2018 was the two-century anniversary year of the birth of Karl Marx. I participated in its international celebration symposium in Tokyo and confirmed my above view. Most of the English papers presented to this symposium were results of the participants’ research as usual. In the Japanese session, the quarrel between speakers on the side of ‘Marx living’ and that of ‘Marx dead’ attracted the audience. I was a bit frustrated.

This symposium was held on December 22–23, 2018, in collaboration with seven academic associations at the Ichigaya Campus of the Hosei University, Tokyo. Ca. 40 English and ca. 20 Japanese papers were submitted, and ca. 400 people in 2 days attended the symposium. To my knowledge, no other conference of international scale was held in Japan in this year. Thus, I should be satisfied that an international symposium under the name of Marx was held in Japan where Marxism has occupied an integral part  of the learnings over one century.

The article on the random matrix solution of the ‘transformation problem’ by Bertram Schefold (2019), which was read at the symposium, was already published in this journal with discussions. My paper on Marx’s concept of capital in this Promenade is the revised version of my conference paper at that symposium. The author of another Marx paper, Uroš Kranjc, was the participant at the 2018 Tokyo symposium as well. I expect some delayed papers related to Marx will appear in this journal in the next volume.
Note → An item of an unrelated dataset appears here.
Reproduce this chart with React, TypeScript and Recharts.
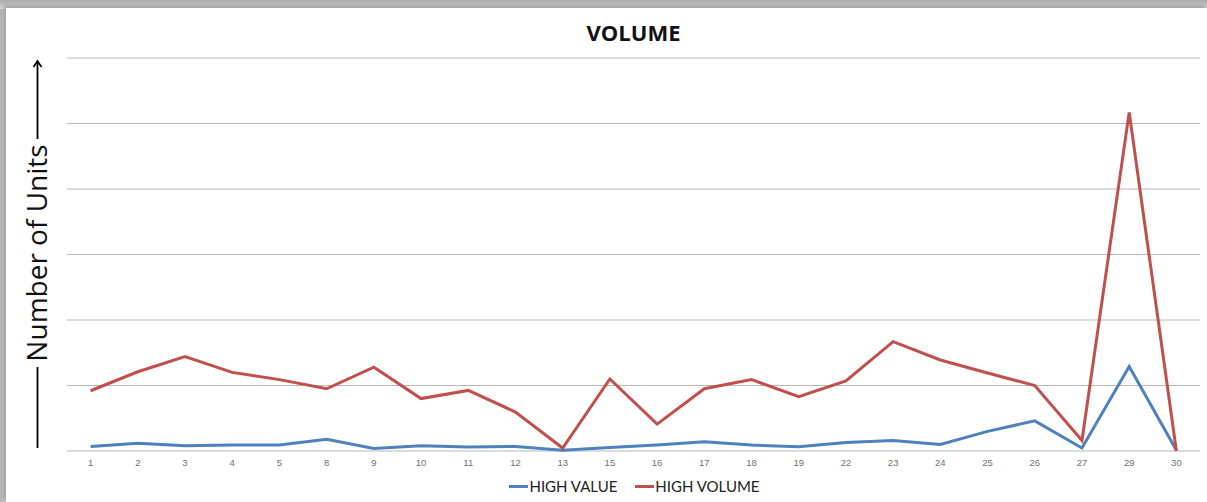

Indeed, we can regard Marx as an evolutionist that admits the cumulative and qualitative change of institutions and human culture if we can eliminate monocausal deterministic traits from his system (Yagi 2020). Beside Marx, evolutionary economists have many past masters from whom they can learn. Since the advent of the twenty-first century, Tetsuo Taka, an established researcher in the history of American evolutionary economics, has moved his research interest to Adam Smith and began to publish his research results (Taka 2012a, b). It was a happy surprise that we know the evolutionist feature of Adam Smith thorough his work. Economics has been evolutionary from its founding father! It is a joy of the editor that EIER could publish his latest research in this direction. Thorstein Veblen is generally considered as one of the ancestors of modern evolutionary economics. His view of man is systematically described by Noriko Ishida in this Promenade. In the preface to his Principles of Economics, Alfred Marshall (1920) regarded economic biology (economic evolution) as Mecca where the pilgrim of economists is destined for. However, in Veblen’s eyes, Marshall’s neo-classical theory remained ‘quasi-evolutionary’(Veblen 1898). The article by Naoki Matsuyama in this Promenade argues that Marshall was not satisfied with the mechanic approach and quested for the new approach to understand the tendency and deviation that might result in evolution.

The promenade in the history of economic thought is ramified and crossed. Evolutionary and Institutional Economics Review welcomes stimulating research results from this treasure island of the history of economics and related social ideas.